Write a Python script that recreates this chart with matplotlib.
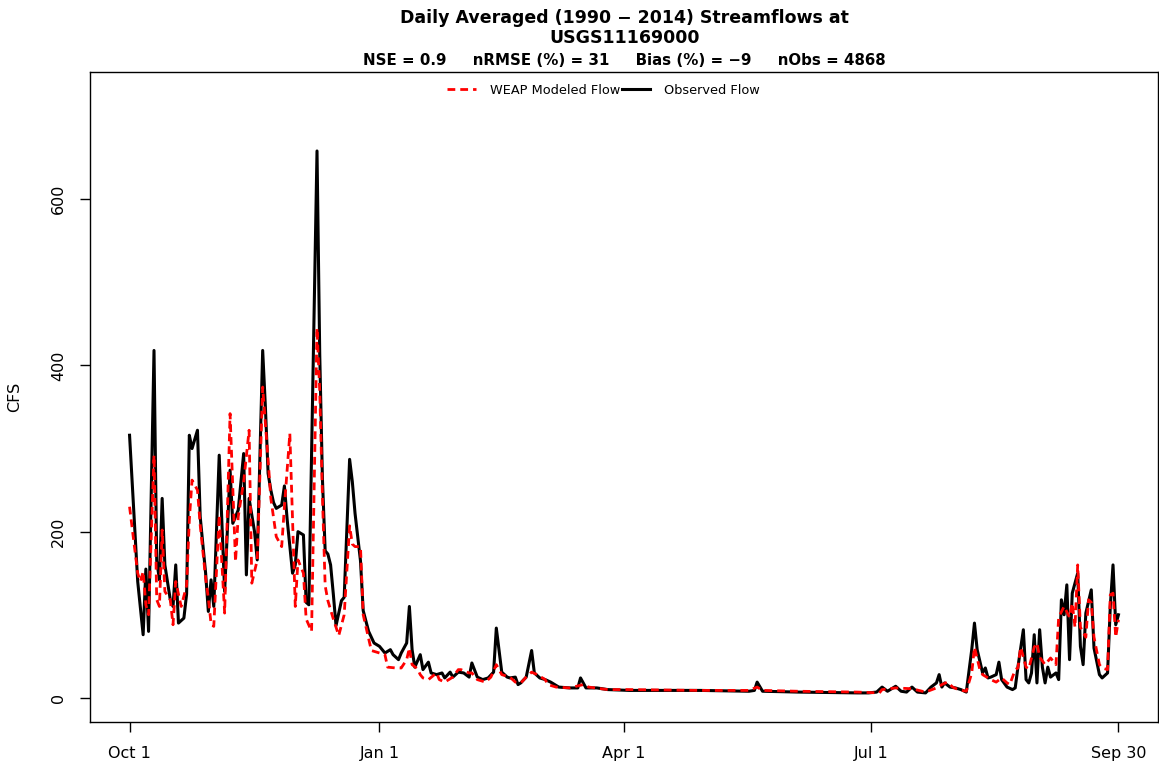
"""Daily averaged streamflow, WEAP modeled vs observed, USGS11169000."""

import matplotlib
matplotlib.use("Agg")
import matplotlib.pyplot as plt

plt.rcParams["font.family"] = ["DejaVu Sans"]

# day of water year (0 = Oct 1) and flow in CFS
obs_days = [0, 3, 5, 6, 7, 9, 10, 11, 12, 13, 15, 16, 17, 18, 20, 21, 22, 23, 25,
            26, 28, 29, 30, 31, 33, 35, 37, 38, 40, 42, 43, 44, 46, 47, 49, 50, 51,
            52, 53, 54, 56, 57, 58, 60, 61, 62, 64, 65, 66, 69, 70, 71, 72, 73, 74,
            75, 76, 78, 79, 81, 82, 83, 85, 86, 88, 90, 92, 94, 96, 97, 99, 100,
            102, 103, 104, 105, 107, 108, 110, 111, 113, 115, 116, 118, 119, 121,
            123, 125, 126, 128, 130, 132, 134, 135, 137, 139, 140, 142, 143, 144,
            146, 148, 149, 151, 153, 155, 158, 162, 165, 166, 168, 172, 176, 184,
            210, 228, 230, 231, 233, 246, 268, 272, 275, 277, 279, 282, 284, 286,
            288, 290, 293, 295, 297, 298, 299, 300, 302, 304, 306, 308, 310, 311,
            312, 314, 315, 316, 317, 319, 320, 321, 323, 325, 326, 327, 329, 330,
            331, 332, 333, 334, 335, 336, 337, 338, 339, 341, 342, 343, 344, 345,
            346, 347, 349, 350, 351, 352, 354, 355, 357, 358, 360, 361, 362, 363,
            364]
obs_cfs = [316, 140, 76, 155, 80, 418, 165, 142, 240, 160, 118, 110, 160, 90, 96,
           125, 316, 300, 322, 218, 150, 104, 142, 110, 292, 128, 274, 210, 226,
           294, 148, 240, 200, 166, 418, 350, 270, 250, 235, 228, 232, 255, 215,
           150, 160, 200, 196, 115, 112, 658, 414, 263, 177, 173, 160, 125, 87,
           117, 121, 287, 260, 222, 165, 105, 80, 66, 62, 54, 58, 52, 46, 54, 66,
           110, 58, 37, 52, 34, 43, 30, 28, 30, 24, 31, 25, 31, 30, 25, 42, 25,
           22, 24, 31, 84, 31, 25, 24, 25, 16, 18, 25, 57, 30, 24, 22, 19, 13, 12,
           12, 24, 12, 12, 10, 9, 9, 8, 9, 19, 8, 7, 6, 6, 7, 13, 8, 14, 8, 7, 13,
           7, 6, 13, 18, 28, 13, 18, 13, 12, 10, 7, 58, 90, 58, 30, 36, 24, 25, 28,
           43, 22, 13, 10, 12, 37, 82, 22, 18, 30, 76, 18, 82, 37, 18, 37, 25, 30,
           22, 118, 100, 136, 46, 126, 150, 62, 40, 102, 130, 60, 28, 24, 30, 110,
           160, 88, 100]

mod_days = [0, 3, 4, 5, 6, 7, 9, 10, 11, 12, 13, 15, 16, 17, 19, 21, 22, 23, 25,
            26, 28, 29, 30, 31, 33, 35, 37, 39, 40, 42, 44, 45, 47, 49, 51, 52, 54,
            56, 57, 59, 61, 62, 64, 65, 67, 69, 70, 71, 72, 73, 75, 77, 79, 81, 82,
            83, 85, 86, 89, 91, 94, 95, 98, 100, 102, 103, 104, 106, 107, 108, 110,
            113, 114, 116, 119, 121, 122, 125, 126, 128, 131, 133, 135, 137, 140,
            142, 144, 146, 148, 150, 153, 154, 157, 162, 167, 169, 176, 184, 210,
            228, 231, 233, 246, 268, 276, 277, 282, 288, 293, 297, 299, 301, 303,
            305, 308, 310, 311, 313, 314, 317, 319, 321, 323, 324, 326, 327, 328,
            330, 331, 333, 334, 335, 337, 339, 341, 342, 344, 346, 347, 348, 349,
            350, 352, 353, 354, 355, 357, 358, 360, 361, 362, 363, 364]
mod_cfs = [230, 150, 140, 152, 112, 100, 292, 118, 110, 202, 128, 118, 88, 140,
           110, 135, 214, 262, 250, 208, 144, 120, 89, 86, 220, 102, 342, 164, 218,
           260, 322, 138, 166, 374, 286, 240, 194, 182, 230, 318, 110, 166, 150,
           95, 80, 445, 370, 242, 135, 117, 95, 75, 100, 207, 185, 182, 182, 100,
           57, 55, 52, 37, 36, 36, 46, 60, 40, 35, 28, 24, 22, 30, 22, 19, 25, 34,
           34, 30, 30, 22, 19, 25, 40, 28, 25, 19, 18, 25, 31, 28, 22, 16, 13, 12,
           16, 13, 10, 10, 9, 9, 13, 9, 8, 7, 6, 10, 12, 11, 7, 12, 16, 19, 13, 10,
           8, 30, 61, 34, 28, 22, 19, 24, 18, 16, 34, 36, 61, 37, 35, 61, 66, 49,
           40, 48, 40, 97, 110, 97, 114, 85, 160, 85, 73, 118, 115, 73, 40, 36, 34,
           124, 126, 73, 94]

tick_days = [0, 92, 182, 273, 364]
tick_labels = ["Oct 1", "Jan 1", "Apr 1", "Jul 1", "Sep 30"]
y_ticks = [0, 200, 400, 600]


def main():
    fig = plt.figure(figsize=(11.59, 7.71), dpi=100)
    ax = fig.add_axes([90 / 1159, 1 - 722 / 771, 1068 / 1159, 650 / 771])

    ax.plot(mod_days, mod_cfs, color="red", linewidth=2.0,
            linestyle=(0, (2.8, 1.8)), label="WEAP Modeled Flow", zorder=3)
    ax.plot(obs_days, obs_cfs, color="black", linewidth=2.2,
            label="Observed Flow", zorder=2)

    ax.set_xlim(-14.56, 378.56)
    ax.set_ylim(-29, 753)
    ax.set_xticks(tick_days)
    ax.set_xticklabels(tick_labels, fontsize=11.5)
    ax.set_yticks(y_ticks)
    ax.set_yticklabels([str(v) for v in y_ticks], fontsize=11.5,
                       rotation=90, va="center")
    ax.tick_params(direction="out", length=7.2, width=1, pad=10)
    ax.set_ylabel("CFS", fontsize=11.5)
    ax.yaxis.set_label_coords(-0.064, 0.5)
    for sp in ax.spines.values():
        sp.set_linewidth(1.0)

    ax.legend(loc="upper center", bbox_to_anchor=(0.481, 1.0), ncol=2,
              frameon=False, fontsize=9.3, handlelength=2.2,
              columnspacing=0.1, handletextpad=1.1, borderaxespad=0.5)

    fig.text(0.539, 0.9767, "Daily Averaged (1990 \u2212 2014) Streamflows at",
             ha="center", va="center", fontsize=12.5, fontweight="bold")
    fig.text(0.539, 0.9507, "USGS11169000",
             ha="center", va="center", fontsize=12.5, fontweight="bold")
    fig.text(0.539, 0.922,
             "NSE = 0.9     nRMSE (%) = 31     Bias (%) = \u22129     nObs = 4868",
             ha="center", va="center", fontsize=10.8, fontweight="bold")

    fig.savefig("out.png", dpi=100, facecolor="white")
    plt.close(fig)


if __name__ == "__main__":
    main()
★ ★ ★ ★ ★
- Exercise brief -
Please transcribe the material above exactly as written. Leave the pictures out.

- Task response -
Write a Python script that recreates this chart with matplotlib.
"""Daily averaged streamflow, WEAP modeled vs observed, USGS11169000."""

import matplotlib
matplotlib.use("Agg")
import matplotlib.pyplot as plt

plt.rcParams["font.family"] = ["DejaVu Sans"]

# day of water year (0 = Oct 1) and flow in CFS
obs_days = [0, 3, 5, 6, 7, 9, 10, 11, 12, 13, 15, 16, 17, 18, 20, 21, 22, 23, 25,
            26, 28, 29, 30, 31, 33, 35, 37, 38, 40, 42, 43, 44, 46, 47, 49, 50, 51,
            52, 53, 54, 56, 57, 58, 60, 61, 62, 64, 65, 66, 69, 70, 71, 72, 73, 74,
            75, 76, 78, 79, 81, 82, 83, 85, 86, 88, 90, 92, 94, 96, 97, 99, 100,
            102, 103, 104, 105, 107, 108, 110, 111, 113, 115, 116, 118, 119, 121,
            123, 125, 126, 128, 130, 132, 134, 135, 137, 139, 140, 142, 143, 144,
            146, 148, 149, 151, 153, 155, 158, 162, 165, 166, 168, 172, 176, 184,
            210, 228, 230, 231, 233, 246, 268, 272, 275, 277, 279, 282, 284, 286,
            288, 290, 293, 295, 297, 298, 299, 300, 302, 304, 306, 308, 310, 311,
            312, 314, 315, 316, 317, 319, 320, 321, 323, 325, 326, 327, 329, 330,
            331, 332, 333, 334, 335, 336, 337, 338, 339, 341, 342, 343, 344, 345,
            346, 347, 349, 350, 351, 352, 354, 355, 357, 358, 360, 361, 362, 363,
            364]
obs_cfs = [316, 140, 76, 155, 80, 418, 165, 142, 240, 160, 118, 110, 160, 90, 96,
           125, 316, 300, 322, 218, 150, 104, 142, 110, 292, 128, 274, 210, 226,
           294, 148, 240, 200, 166, 418, 350, 270, 250, 235, 228, 232, 255, 215,
           150, 160, 200, 196, 115, 112, 658, 414, 263, 177, 173, 160, 125, 87,
           117, 121, 287, 260, 222, 165, 105, 80, 66, 62, 54, 58, 52, 46, 54, 66,
           110, 58, 37, 52, 34, 43, 30, 28, 30, 24, 31, 25, 31, 30, 25, 42, 25,
           22, 24, 31, 84, 31, 25, 24, 25, 16, 18, 25, 57, 30, 24, 22, 19, 13, 12,
           12, 24, 12, 12, 10, 9, 9, 8, 9, 19, 8, 7, 6, 6, 7, 13, 8, 14, 8, 7, 13,
           7, 6, 13, 18, 28, 13, 18, 13, 12, 10, 7, 58, 90, 58, 30, 36, 24, 25, 28,
           43, 22, 13, 10, 12, 37, 82, 22, 18, 30, 76, 18, 82, 37, 18, 37, 25, 30,
           22, 118, 100, 136, 46, 126, 150, 62, 40, 102, 130, 60, 28, 24, 30, 110,
           160, 88, 100]

mod_days = [0, 3, 4, 5, 6, 7, 9, 10, 11, 12, 13, 15, 16, 17, 19, 21, 22, 23, 25,
            26, 28, 29, 30, 31, 33, 35, 37, 39, 40, 42, 44, 45, 47, 49, 51, 52, 54,
            56, 57, 59, 61, 62, 64, 65, 67, 69, 70, 71, 72, 73, 75, 77, 79, 81, 82,
            83, 85, 86, 89, 91, 94, 95, 98, 100, 102, 103, 104, 106, 107, 108, 110,
            113, 114, 116, 119, 121, 122, 125, 126, 128, 131, 133, 135, 137, 140,
            142, 144, 146, 148, 150, 153, 154, 157, 162, 167, 169, 176, 184, 210,
            228, 231, 233, 246, 268, 276, 277, 282, 288, 293, 297, 299, 301, 303,
            305, 308, 310, 311, 313, 314, 317, 319, 321, 323, 324, 326, 327, 328,
            330, 331, 333, 334, 335, 337, 339, 341, 342, 344, 346, 347, 348, 349,
            350, 352, 353, 354, 355, 357, 358, 360, 361, 362, 363, 364]
mod_cfs = [230, 150, 140, 152, 112, 100, 292, 118, 110, 202, 128, 118, 88, 140,
           110, 135, 214, 262, 250, 208, 144, 120, 89, 86, 220, 102, 342, 164, 218,
           260, 322, 138, 166, 374, 286, 240, 194, 182, 230, 318, 110, 166, 150,
           95, 80, 445, 370, 242, 135, 117, 95, 75, 100, 207, 185, 182, 182, 100,
           57, 55, 52, 37, 36, 36, 46, 60, 40, 35, 28, 24, 22, 30, 22, 19, 25, 34,
           34, 30, 30, 22, 19, 25, 40, 28, 25, 19, 18, 25, 31, 28, 22, 16, 13, 12,
           16, 13, 10, 10, 9, 9, 13, 9, 8, 7, 6, 10, 12, 11, 7, 12, 16, 19, 13, 10,
           8, 30, 61, 34, 28, 22, 19, 24, 18, 16, 34, 36, 61, 37, 35, 61, 66, 49,
           40, 48, 40, 97, 110, 97, 114, 85, 160, 85, 73, 118, 115, 73, 40, 36, 34,
           124, 126, 73, 94]

tick_days = [0, 92, 182, 273, 364]
tick_labels = ["Oct 1", "Jan 1", "Apr 1", "Jul 1", "Sep 30"]
y_ticks = [0, 200, 400, 600]


def main():
    fig = plt.figure(figsize=(11.59, 7.71), dpi=100)
    ax = fig.add_axes([90 / 1159, 1 - 722 / 771, 1068 / 1159, 650 / 771])

    ax.plot(mod_days, mod_cfs, color="red", linewidth=2.0,
            linestyle=(0, (2.8, 1.8)), label="WEAP Modeled Flow", zorder=3)
    ax.plot(obs_days, obs_cfs, color="black", linewidth=2.2,
            label="Observed Flow", zorder=2)

    ax.set_xlim(-14.56, 378.56)
    ax.set_ylim(-29, 753)
    ax.set_xticks(tick_days)
    ax.set_xticklabels(tick_labels, fontsize=11.5)
    ax.set_yticks(y_ticks)
    ax.set_yticklabels([str(v) for v in y_ticks], fontsize=11.5,
                       rotation=90, va="center")
    ax.tick_params(direction="out", length=7.2, width=1, pad=10)
    ax.set_ylabel("CFS", fontsize=11.5)
    ax.yaxis.set_label_coords(-0.064, 0.5)
    for sp in ax.spines.values():
        sp.set_linewidth(1.0)

    ax.legend(loc="upper center", bbox_to_anchor=(0.481, 1.0), ncol=2,
              frameon=False, fontsize=9.3, handlelength=2.2,
              columnspacing=0.1, handletextpad=1.1, borderaxespad=0.5)

    fig.text(0.539, 0.9767, "Daily Averaged (1990 \u2212 2014) Streamflows at",
             ha="center", va="center", fontsize=12.5, fontweight="bold")
    fig.text(0.539, 0.9507, "USGS11169000",
             ha="center", va="center", fontsize=12.5, fontweight="bold")
    fig.text(0.539, 0.922,
             "NSE = 0.9     nRMSE (%) = 31     Bias (%) = \u22129     nObs = 4868",
             ha="center", va="center", fontsize=10.8, fontweight="bold")

    fig.savefig("out.png", dpi=100, facecolor="white")
    plt.close(fig)


if __name__ == "__main__":
    main()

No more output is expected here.